If you have purchased properly you can derive monthly cash flow or income. Over time rents will rise and your cost basis with will increase at a slower rate. This will result in more cash in your pocket.
This is a big tax advantage of owning real estate. The IRS considers the property as a depreciating asset (i.e. the building) and this can be expensed against any income generated by the property.
Over time the mortgage being paid by the tenants will reduce the principle balance. The equity built up over time will be realized once the property is sold. It can also be realized through refinancing.
Real estate will appreciate over time. This means your property will increase in value over time, patience is the key.

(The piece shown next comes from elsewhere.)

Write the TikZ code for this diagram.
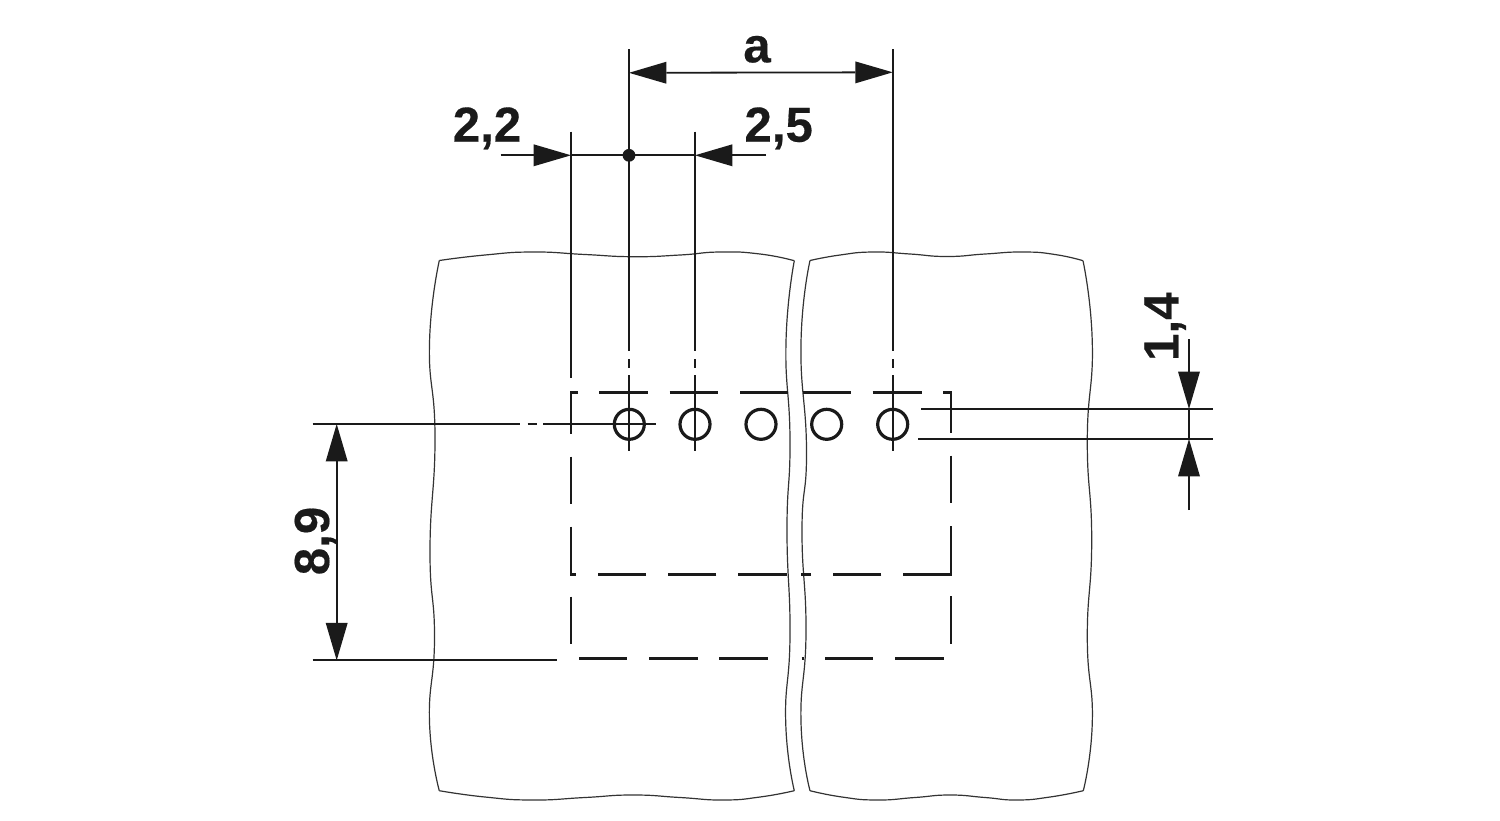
\documentclass[tikz,border=0pt]{standalone}
\usepackage{fontspec}
\setmainfont{Liberation Sans}
\newfontfamily\dimfont{Liberation Sans}[BoldFeatures={FakeBold=0.35}]
\usetikzlibrary{arrows.meta}
\definecolor{ink}{HTML}{1A1A1A}
\definecolor{edgeink}{HTML}{333333}
\tikzset{
  panel/.style={draw=edgeink,line width=0.6pt,line join=miter},
  hidden/.style={draw=ink,line width=1.25pt},
  dimline/.style={draw=ink,line width=0.9pt},
  hole/.style={draw=ink,line width=1.6pt},
  dimtip/.style={-{Triangle[length=18.7pt,width=11pt,line width=0pt]}},
  dimboth/.style={{Triangle[length=18.7pt,width=11pt,line width=0pt]}-{Triangle[length=18.7pt,width=11pt,line width=0pt]}},
  dimlabel/.style={font=\dimfont\fontsize{24.6}{24.6}\selectfont\bfseries,text=ink,inner sep=0pt,anchor=base}
}
\newcommand{\wavy}[1]{plot[smooth,tension=0.9] coordinates {#1}}
\begin{document}
\begin{tikzpicture}[x=0.5pt,y=-0.5pt]
\useasboundingbox (0,0) rectangle (1500,820);
% left panel
\draw[panel] \wavy{(439.3,260.5)(485,255)(533,252)(585,254.5)(633,256.7)(680,255)(720,252)(760,254)(794.3,260.7)};
\draw[panel] \wavy{(794.3,260.7)(786,342)(790,440)(787,530)(790,635)(785.7,722)(794.3,790.7)};
\draw[panel] \wavy{(794.3,790.7)(760,797)(723,800)(680,797.5)(633,795)(585,797.5)(533,800)(485,797)(439.3,790.7)};
\draw[panel] \wavy{(439.3,790.7)(429.5,722)(434.5,638)(430,550)(435,437)(429.5,343)(439.3,260.5)};
% right panel
\draw[panel] \wavy{(810,260.5)(840,255)(873,252)(910,254)(947,256.5)(985,254)(1023,252)(1055,254.5)(1083,260.7)};
\draw[panel] \wavy{(1083,260.7)(1092.3,343)(1087.3,440)(1091.7,540)(1087.3,638)(1092.3,722)(1083.3,790.7)};
\draw[panel] \wavy{(1083.3,790.7)(1050,797)(1017,800)(985,797.5)(950,795)(915,797.5)(877,800)(842,797)(810,790.7)};
\draw[panel] \wavy{(810,790.7)(801,722)(806,632)(802,530)(806.5,450)(801,343)(810,260.5)};
% hidden outline, upper
\draw[hidden] (578,392.7) -- (571,392.7) -- (571,434);
\draw[hidden] (571,456.7) -- (571,504.3);
\draw[hidden] (571,526.7) -- (571,574.3) -- (575.7,574.3);
\draw[hidden] (599.3,392.7) -- (648,392.7);
\draw[hidden] (669.7,392.7) -- (718,392.7);
\draw[hidden] (740,392.7) -- (788.3,392.7);
\draw[hidden] (802.7,392.7) -- (851.3,392.7);
\draw[hidden] (872.7,392.7) -- (921.7,392.7);
\draw[hidden] (943.3,392.7) -- (951,392.7) -- (951,433.3);
\draw[hidden] (951,455.7) -- (951,503.3);
\draw[hidden] (951,526) -- (951,574.3) -- (903.3,574.3);
\draw[hidden] (881.3,574.3) -- (833.3,574.3);
\draw[hidden] (811,574.3) -- (801,574.3);
\draw[hidden] (786.7,574.3) -- (738.3,574.3);
\draw[hidden] (716.3,574.3) -- (667.7,574.3);
\draw[hidden] (646,574.3) -- (597.7,574.3);
% hidden outline, lower
\draw[hidden] (571,596.7) -- (571,644.3);
\draw[hidden] (951,596) -- (951,644);
\draw[hidden] (579,658.7) -- (627.3,658.7);
\draw[hidden] (649,658.7) -- (697.7,658.7);
\draw[hidden] (719.3,658.7) -- (768,658.7);
\draw[hidden] (801.5,658.7) -- (803.5,658.7);
\draw[hidden] (825,658.7) -- (873.3,658.7);
\draw[hidden] (895,658.7) -- (944,658.7);
% holes
\foreach \n/\x in {a/629.3,b/695,c/761,d/826.7,e/892.7}
  \draw[hole] (\x,424.3) circle[radius=15];
% extension and centre lines
\draw[dimline] (571,131.7) -- (571,378.3);
\foreach \x/\t in {629/49.3,695/131.7,892.7/49.3}{
  \draw[dimline] (\x,\t) -- (\x,350.7);
  \draw[dimline] (\x,359.3) -- (\x,367.7);
  \draw[dimline] (\x,375) -- (\x,450.7);
}
\draw[dimline] (312.7,424) -- (520,424);
\draw[dimline] (527.7,424) -- (536.7,424);
\draw[dimline] (543.3,424) -- (655.7,424);
\draw[dimline] (312.7,660.3) -- (557.3,660.3);
\draw[dimline] (921,409) -- (1213.3,409);
\draw[dimline] (918,439) -- (1213.3,439);
% dimension a
\coordinate (aL) at (629,72.8);
\coordinate (aR) at (892.7,72.3);
\draw[dimline,dimboth] (aL) -- (aR);
% dimensions 2,2 and 2,5
\coordinate (pL) at (500.7,155.3);
\coordinate (tL) at (571,155.3);
\coordinate (pR) at (766,155.3);
\coordinate (tR) at (695,155.3);
\coordinate (pM) at (629,155.3);
\draw[dimline] (tL) -- (tR);
\draw[dimline,dimtip] (pL) -- (tL);
\draw[dimline,dimtip] (pR) -- (tR);
\fill[ink] (pM) circle[radius=6.4];
% dimension 8,9
\coordinate (nT) at (336.7,424);
\coordinate (nB) at (336.7,660.3);
\draw[dimline,dimboth] (nT) -- (nB);
% dimension 1,4
\coordinate (oT) at (1189,339);
\coordinate (oA) at (1189,409);
\coordinate (oB) at (1189,439);
\coordinate (oE) at (1189,510);
\draw[dimline] (oA) -- (oB);
\draw[dimline,dimtip] (oT) -- (oA);
\draw[dimline,dimtip] (oE) -- (oB);
% labels
\node[dimlabel] (la) at (757,62.3) {a};
\node[dimlabel] (l22) at (487,141.7) {2,2};
\node[dimlabel] (l25) at (778.7,141.7) {2,5};
\node[dimlabel,rotate=90] (l89) at (329,541) {8,9};
\node[dimlabel,rotate=90] (l14) at (1178.3,326.7) {1,4};
\end{tikzpicture}
\end{document}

The appreciation can be realized upon sale or through refinancing.
This is a concept where a small amount of money can control a large asset. The benefit of leverage is the smaller the down payment the larger the percentage return on your money based on the appreciation. Example: 10k invested in a 100k property with a 5% appreciation equals a 50% return. 100k invested in a 100k property with a 5% appreciation equals a 5% return.
Your property value can go up and down but you will not see the wild swings like you do in the stock market. Even if the property value drops you are still receiving income so you will be less likely to panic.
Real estate can’t be easily liquidated. I will take time to unload your property.
Real estate requires active management, you will be involved in decision making unless you turn over all management of the property to a property management company.